_Task instructions:_ Look over the lines below. Report each one that includes the string "matplotlib".

_Provided material:_
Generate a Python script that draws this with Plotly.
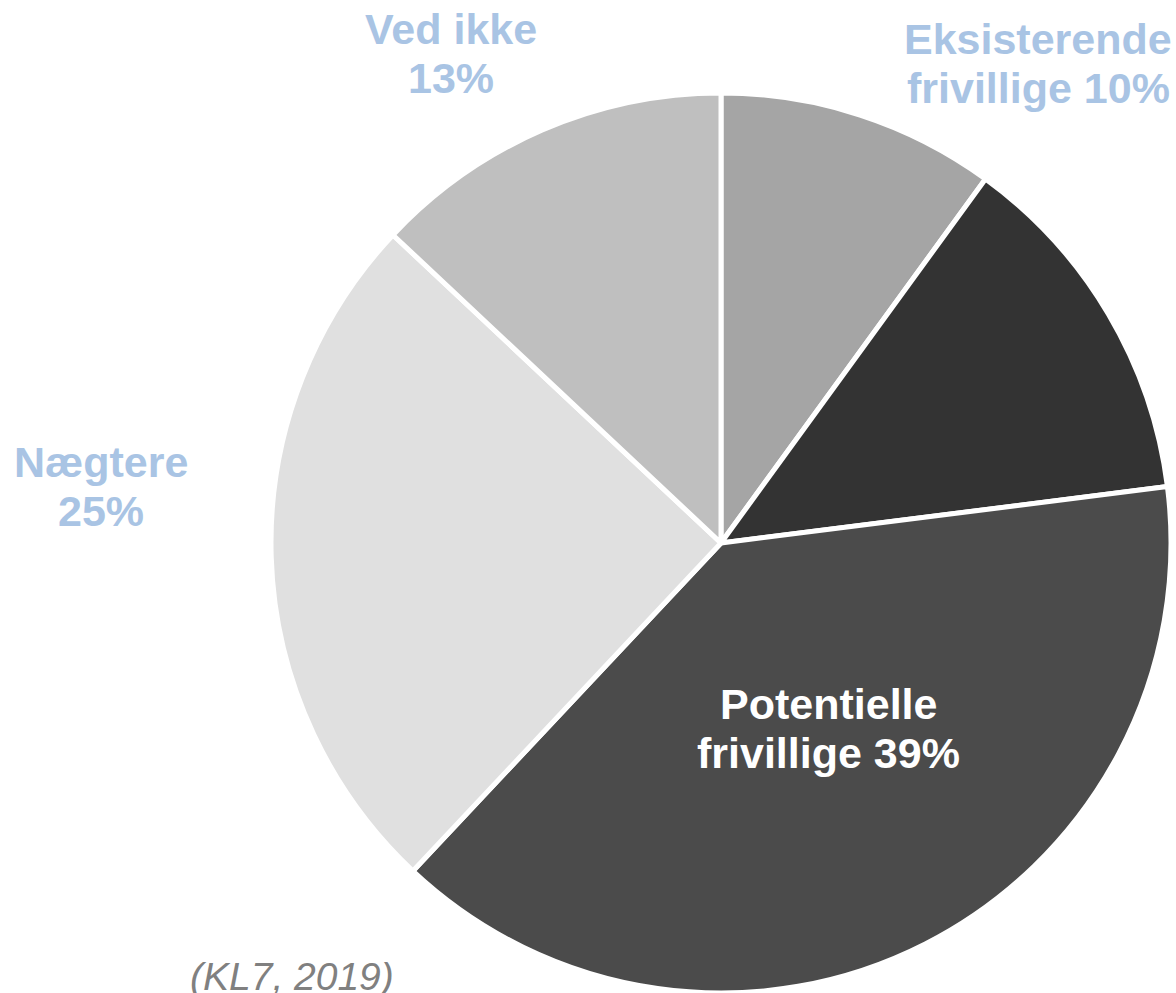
import plotly.graph_objects as go

# Data
categories = ["Eksisterende frivillige", "", "Potentielle frivillige", "Nægtere", "Ved ikke"]
values = [10, 13, 39, 25, 13]
colors = ["#a5a5a5", "#333333", "#4b4b4b", "#e0e0e0", "#bfbfbf"]
label_lines = [
    ["Eksisterende", "frivillige 10%"],
    None,
    ["Potentielle", "frivillige 39%"],
    ["Nægtere", "25%"],
    ["Ved ikke", "13%"],
]
source_text = "(KL7, 2019)"

W, H = 1176, 993

fig = go.Figure()
fig.add_trace(go.Pie(
    labels=categories,
    values=values,
    sort=False,
    direction="clockwise",
    rotation=0,
    textinfo="none",
    hoverinfo="label+percent",
    marker=dict(colors=colors, line=dict(color="white", width=5)),
    domain=dict(x=[271 / W, 1171 / W], y=[0.0, 1 - 93 / H]),
    showlegend=False,
))

# label positions (pixel centres x, baseline y of first line), line spacing
label_pos = [(1038, 54), None, (828, 719), (101, 477), (451, 44)]
line_gap = 49
label_color = ["#a9c4e4", None, "#ffffff", "#a9c4e4", "#a9c4e4"]
fs = 43

anns = []
for lines, pos, col in zip(label_lines, label_pos, label_color):
    if lines is None:
        continue
    cx, by = pos
    for i, ln in enumerate(lines):
        b = by + i * line_gap
        cy = b - 15
        anns.append(dict(
            x=cx / W, y=1 - cy / H, xref="paper", yref="paper",
            text="<b>" + ln + "</b>", showarrow=False,
            xanchor="center", yanchor="middle",
            font=dict(family="Liberation Sans, Arial, sans-serif", size=fs, color=col),
        ))

anns.append(dict(
    x=292 / W, y=1 - (990 - 14) / H, xref="paper", yref="paper",
    text="<i>" + source_text + "</i>", showarrow=False,
    xanchor="center", yanchor="middle",
    font=dict(family="Liberation Sans, Arial, sans-serif", size=39, color="#808080"),
))

fig.update_layout(
    width=W, height=H,
    margin=dict(l=0, r=0, t=0, b=0),
    paper_bgcolor="white", plot_bgcolor="white",
    annotations=anns,
)

fig.write_html(
    "out.html",
    config={"displayModeBar": False},
    post_script="document.body.style.margin='0';document.body.style.padding='0';document.body.style.overflow='hidden';",
)
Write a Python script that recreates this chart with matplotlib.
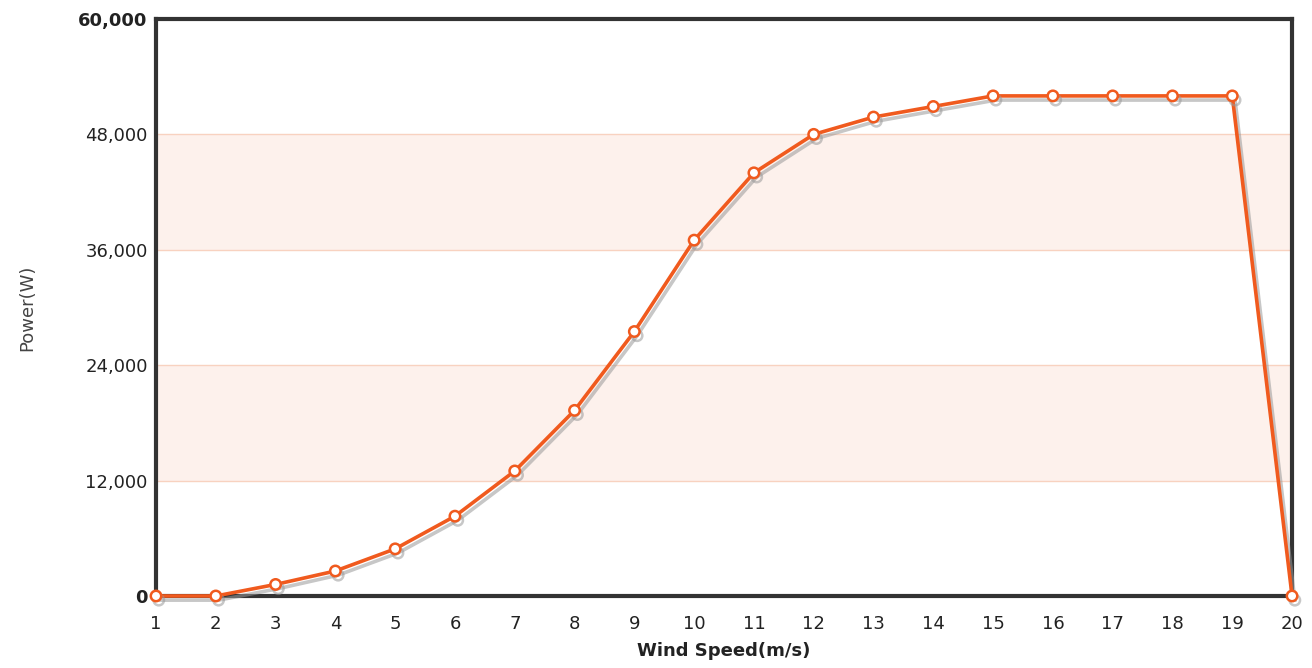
import matplotlib
matplotlib.use("Agg")
import matplotlib.pyplot as plt
import matplotlib.patheffects as pe
from matplotlib.ticker import FuncFormatter

# wind speed (m/s) vs power (W)
wind_speed = [1, 2, 3, 4, 5, 6, 7, 8, 9, 10, 11, 12, 13, 14, 15, 16, 17, 18, 19, 20]
power = [0, 0, 1200, 2600, 4900, 8300, 13000, 19300, 27500, 37000,
         44000, 48000, 49800, 50900, 52000, 52000, 52000, 52000, 52000, 0]
y_ticks = [0, 12000, 24000, 36000, 48000, 60000]

line_col = "#f05a1e"
frame_col = "#333333"

fig = plt.figure(figsize=(13.12, 6.68), dpi=100)
ax = fig.add_axes([0.1189, 0.1078, 0.8659, 0.8638])

# shaded bands between alternate gridlines
for lo, hi in [(12000, 24000), (36000, 48000)]:
    ax.axhspan(lo, hi, color="#fdf1ec", zorder=0, lw=0)
for t in y_ticks[1:-1]:
    ax.axhline(t, color="#f8d2c0", lw=1, zorder=1)

ax.plot(wind_speed, power, color=line_col, lw=2.6, zorder=3,
        marker="o", markersize=7.5, markerfacecolor="white",
        markeredgecolor=line_col, markeredgewidth=1.8,
        path_effects=[pe.SimpleLineShadow(offset=(2, -3), shadow_color="#999999", alpha=0.55),
                      pe.Normal()],
        clip_on=False)

ax.set_xlim(1, 20)
ax.set_ylim(0, 60000)
ax.set_xticks(wind_speed)
ax.set_yticks(y_ticks)
ax.yaxis.set_major_formatter(FuncFormatter(lambda v, p: f"{int(v):,}"))

for s in ax.spines.values():
    s.set_color(frame_col)
    s.set_linewidth(3)
ax.spines["top"].set_zorder(4)

ax.tick_params(axis="x", length=0, labelsize=13, colors="#222222", pad=14)
ax.tick_params(axis="y", length=0, labelsize=13, colors="#222222", pad=6)
for lab in ax.get_yticklabels():
    if lab.get_text() in ("0", "60,000"):
        lab.set_fontweight("bold")

ax.set_xlabel("Wind Speed(m/s)", fontsize=13, fontweight="bold", color="#222222", labelpad=6)
ax.set_ylabel("Power(W)", fontsize=13, color="#444444", labelpad=30)

fig.savefig("out.png", dpi=100)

_Finished task:_
Write a Python script that recreates this chart with matplotlib.
import matplotlib
matplotlib.use("Agg")
import matplotlib.pyplot as plt
import matplotlib.patheffects as pe
from matplotlib.ticker import FuncFormatter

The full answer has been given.